Les maîtres de la morale mettent en garde l’homme comme la « routinisation » de la vie qui assoupit la vigilance de l’homme et ne l’incite pas à s’améliorer, en le maintenant au chaud dans ses certitudes et ses habitudes. Naturellement, on ne désire pas être éprouvé par le yester hara’, on prie Hachem pour être épargné de ses épreuves le plus possible. Mais lorsque de telles épreuves se présentent, il faut les percevoir comme des opportunités de travailler sur un point faible de sa personnalité afin de se renforcer et être en mesure de déployer toutes les potentialités de notre âme.

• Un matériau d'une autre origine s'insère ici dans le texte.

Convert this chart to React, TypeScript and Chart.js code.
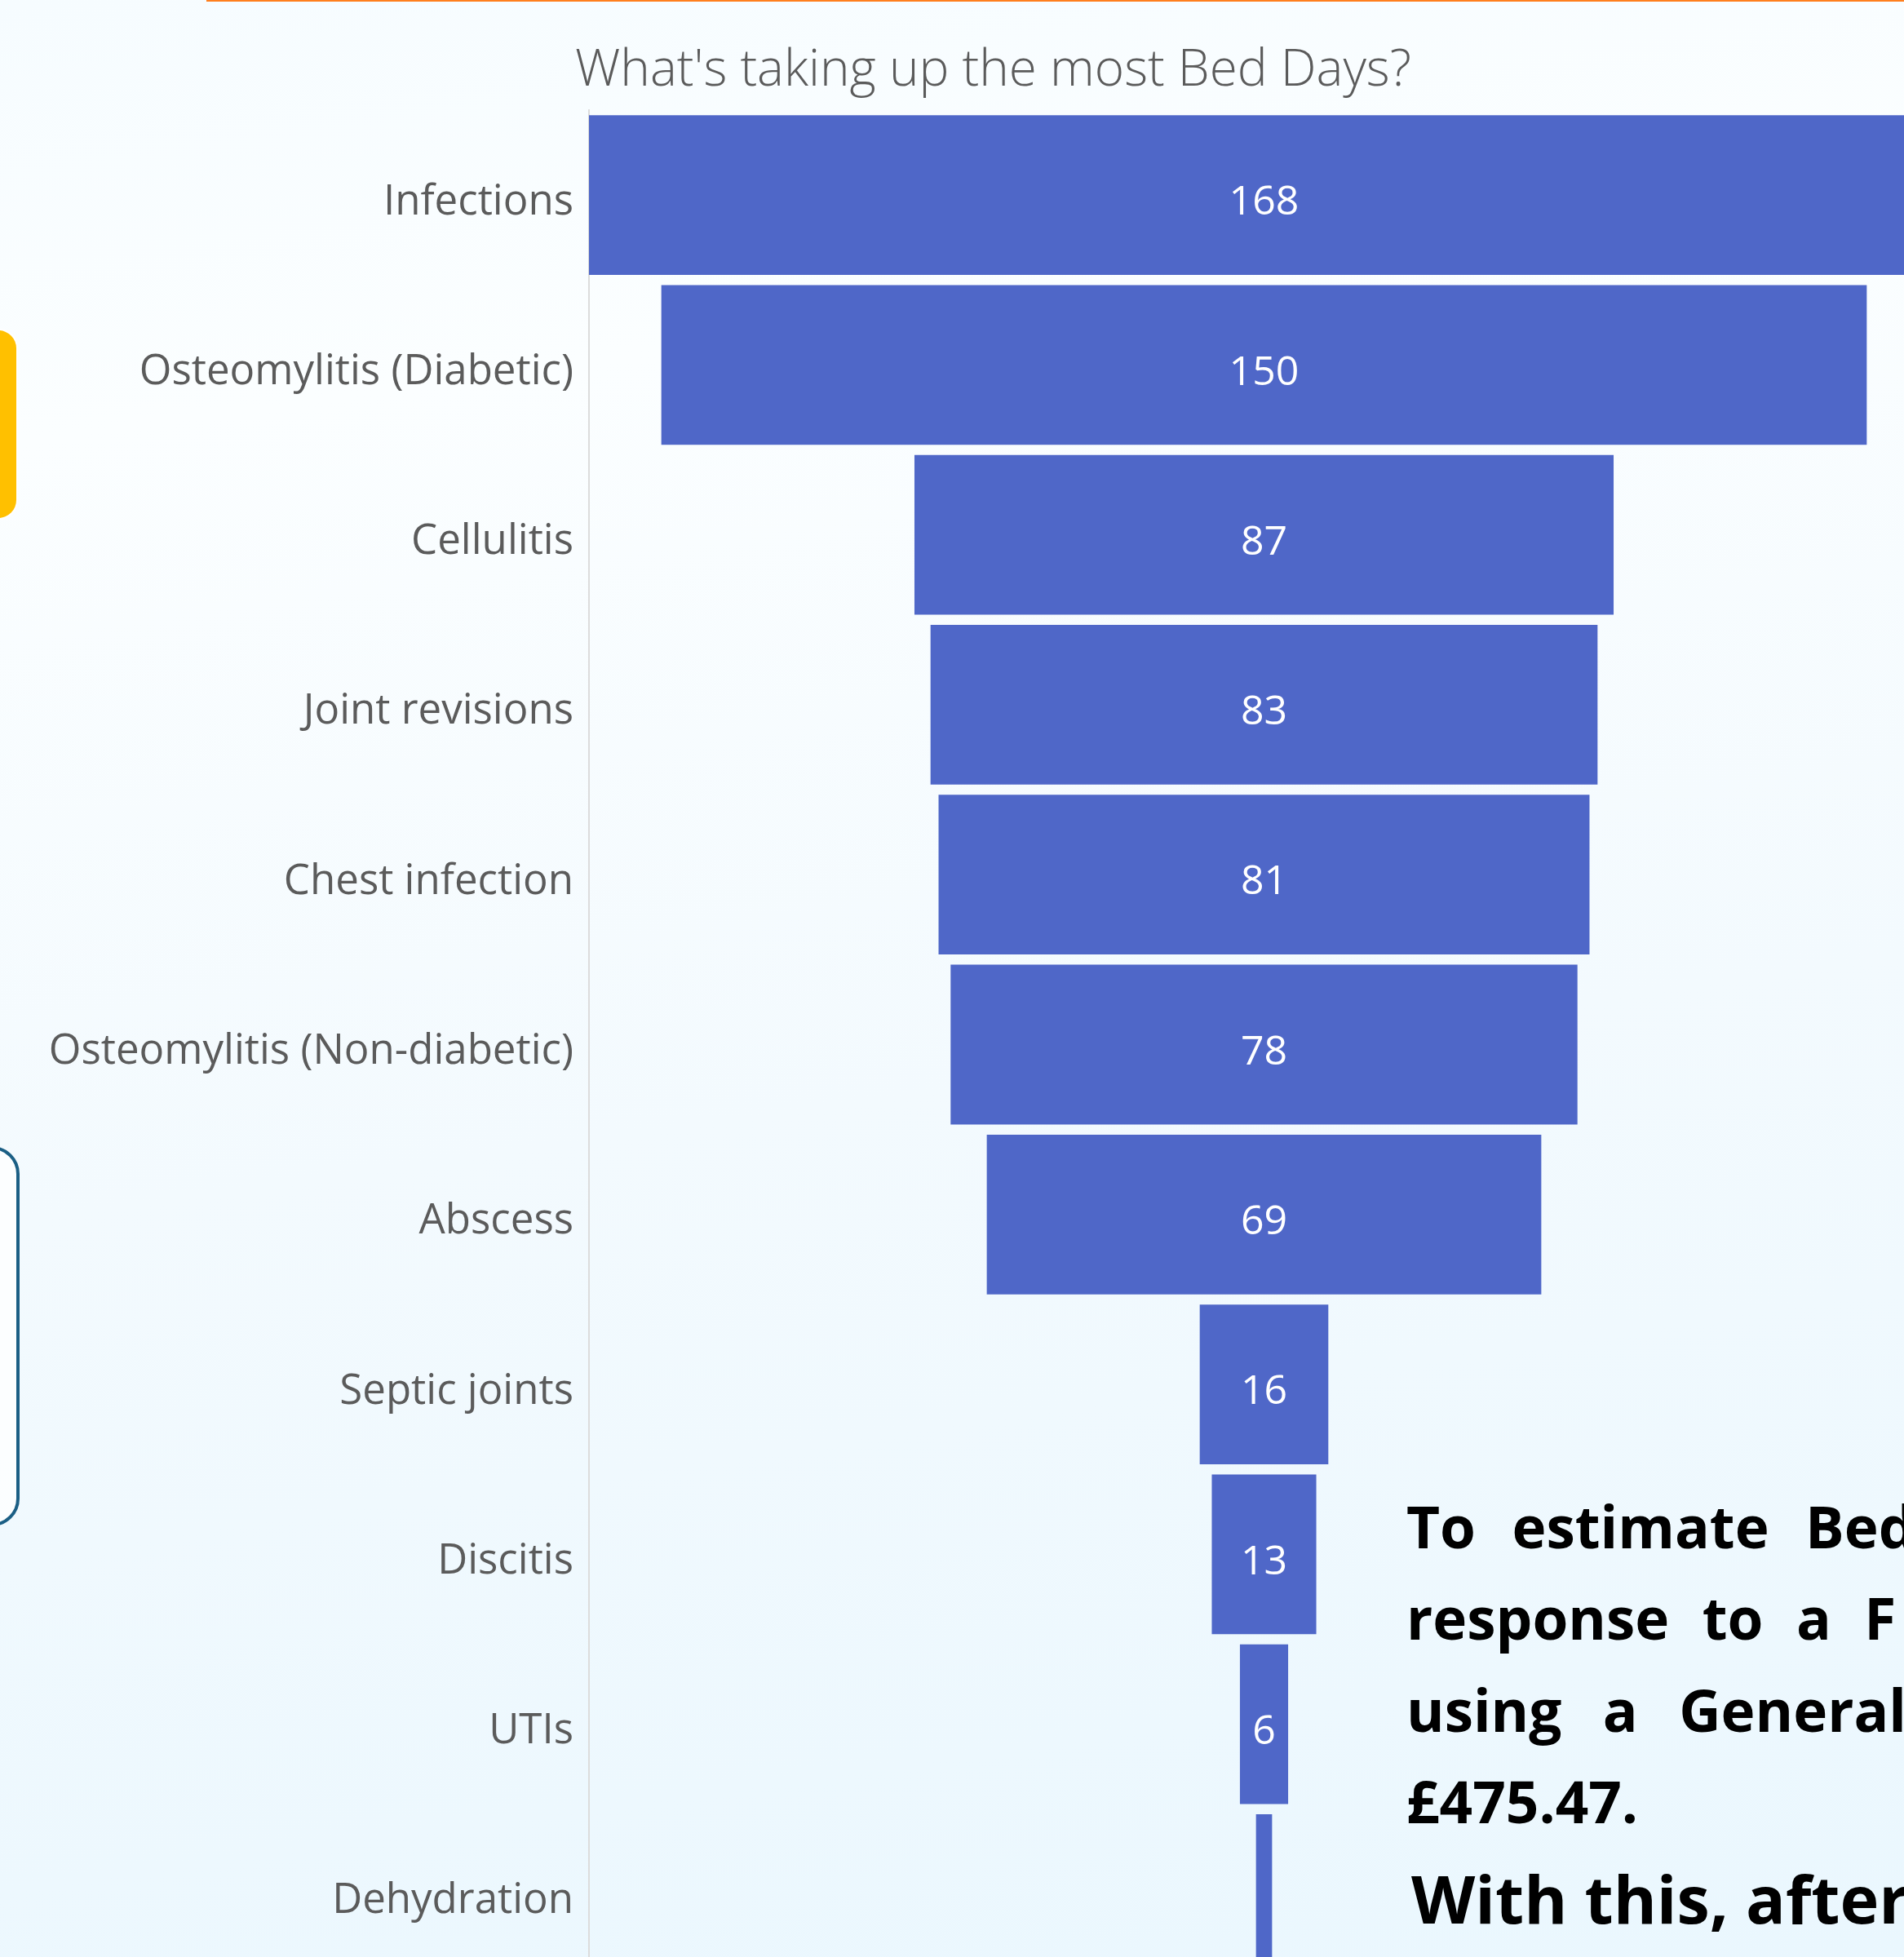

Après avoir éprouvé une difficulté, avoir surmonté une tentation négative, l’homme connaît un profond sentiment de joie et de satisfaction. La lumière qu’il perçoit est beaucoup plus grande que celle qu’il connaissait précédemment. C’est là le sens des mots du prophète Mikha « N’exulte pas à mon sujet, ô mon ennemie, car je suis tombé, je me relève ; si je suis confinée dans les ténèbres, l’Eternel est ma lumière » (Mikha 7.8)

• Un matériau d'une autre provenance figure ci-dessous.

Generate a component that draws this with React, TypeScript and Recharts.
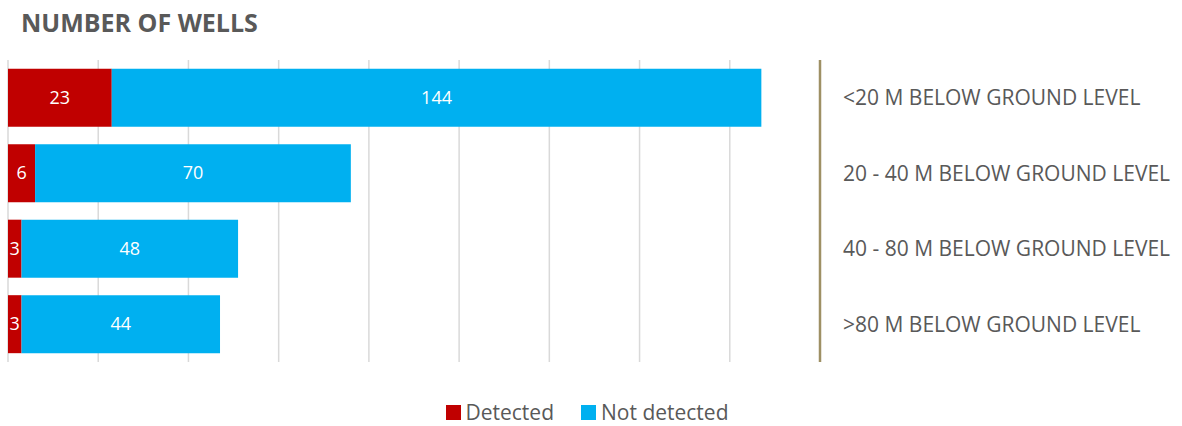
import { Bar, BarChart, CartesianGrid, LabelList, Legend, XAxis, YAxis } from "recharts";

const depthBands = [
  "<20 M BELOW GROUND LEVEL",
  "20 - 40 M BELOW GROUND LEVEL",
  "40 - 80 M BELOW GROUND LEVEL",
  ">80 M BELOW GROUND LEVEL",
];
const detected = [23, 6, 3, 3];
const notDetected = [144, 70, 48, 44];
const xTicks = [0, 20, 40, 60, 80, 100, 120, 140, 160, 180];

const data = depthBands.map((band, i) => ({
  band,
  detected: detected[i],
  notDetected: notDetected[i],
}));

const FONT = "'Open Sans', sans-serif";
const GREY = "#595959";

const CategoryTick = ({ x, y, payload }: any) => (
  <text
    x={Number(x) + 15}
    y={Number(y)}
    dy=".35em"
    textAnchor="start"
    fill={GREY}
    fontSize={21}
    fontFamily={FONT}
  >
    {payload.value}
  </text>
);

const BarLabel = ({ x, y, width, height, value }: any) => (
  <text
    x={Number(x) + Number(width) / 2}
    y={Number(y) + Number(height) / 2}
    dy=".35em"
    textAnchor="middle"
    fill="#ffffff"
    fontSize={18}
    fontFamily={FONT}
  >
    {value}
  </text>
);

const LegendContent = () => (
  <div
    style={{
      display: "flex",
      justifyContent: "center",
      gap: 27,
      paddingTop: 35,
      paddingRight: 16,
      fontFamily: FONT,
      fontSize: 21,
      color: GREY,
      lineHeight: "28px",
    }}
  >
    {[
      { name: "Detected", color: "#C00000" },
      { name: "Not detected", color: "#00B0F0" },
    ].map((item) => (
      <div key={item.name} style={{ display: "flex", alignItems: "center", gap: 5 }}>
        <span style={{ width: 15, height: 15, background: item.color, display: "inline-block" }} />
        <span>{item.name}</span>
      </div>
    ))}
  </div>
);

export default function App() {
  return (
    <div style={{ position: "absolute", left: 0, top: 0, width: 1182, height: 426, background: "#fff" }}>
      <div
        style={{
          position: "absolute",
          left: 21,
          top: 5,
          fontFamily: FONT,
          fontWeight: 700,
          fontSize: 25,
          color: GREY,
        }}
      >
        NUMBER OF WELLS
      </div>
      <BarChart
        width={1182}
        height={426}
        layout="vertical"
        data={data}
        margin={{ top: 60, right: 0, left: 8, bottom: 0 }}
        barCategoryGap="11.5%"
      >
        <CartesianGrid horizontal={false} stroke="#d9d9d9" strokeWidth={1.5} />
        <XAxis
          type="number"
          domain={[0, 180]}
          ticks={xTicks}
          axisLine={false}
          tickLine={false}
          tick={{ fill: "transparent" }}
          height={1}
        />
        <YAxis
          type="category"
          dataKey="band"
          orientation="right"
          width={362}
          axisLine={{ stroke: "#9E9064", strokeWidth: 2.5 }}
          tickLine={false}
          tick={<CategoryTick />}
        />
        <Legend verticalAlign="bottom" height={63} content={<LegendContent />} />
        <Bar dataKey="detected" name="Detected" stackId="a" fill="#C00000" isAnimationActive={false}>
          <LabelList dataKey="detected" content={<BarLabel />} />
        </Bar>
        <Bar dataKey="notDetected" name="Not detected" stackId="a" fill="#00B0F0" isAnimationActive={false}>
          <LabelList dataKey="notDetected" content={<BarLabel />} />
        </Bar>
      </BarChart>
    </div>
  );
}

Comme l’explique R. Hayim Shmulevitz dans Sihot Moussar, c’est seulement après avoir connu l’obscurité que l’homme peut apprécier la lumière. Celle-ci prend alors un relief, une profondeur et une acuité beaucoup plus forte.
Quand l’homme prend conscience de certaines difficultés qu’il éprouve, qu’il est capable de les identifier, de les combattre et de les vaincre, il accède à une nouvelle dimension de sa vie porteuse de joie et de confiance dans les promesses de l’avenir.
Pour sortir victorieux de ces moments de défi de l’existence, nos Sages recommandent une attitude proche de celle du nazir : s’accrocher à une conduite vertueuse sur quelques points en particulier. « Durant ces moments de faiblesse, l’homme ne doit pas se décourager. S’il abandonne son service de D.ieu, il aura tout perdu. Il doit être souple sur certains points, mais tenir avec force un petit nombre de résolutions ». (R. S. Wolbe, Alei Shour).
Aussi, les faiblesses qui se révèlent à l’homme au cours de sa vie n’apparaissent pas au hasard des situations de la vie. Elles sont des appels de notre néchama à corriger certains points faibles afin d’accéder à une lumière plus grande, et faire de la vie, avec l’aide d’Hachem, la voie d’un perfectionnement permanent.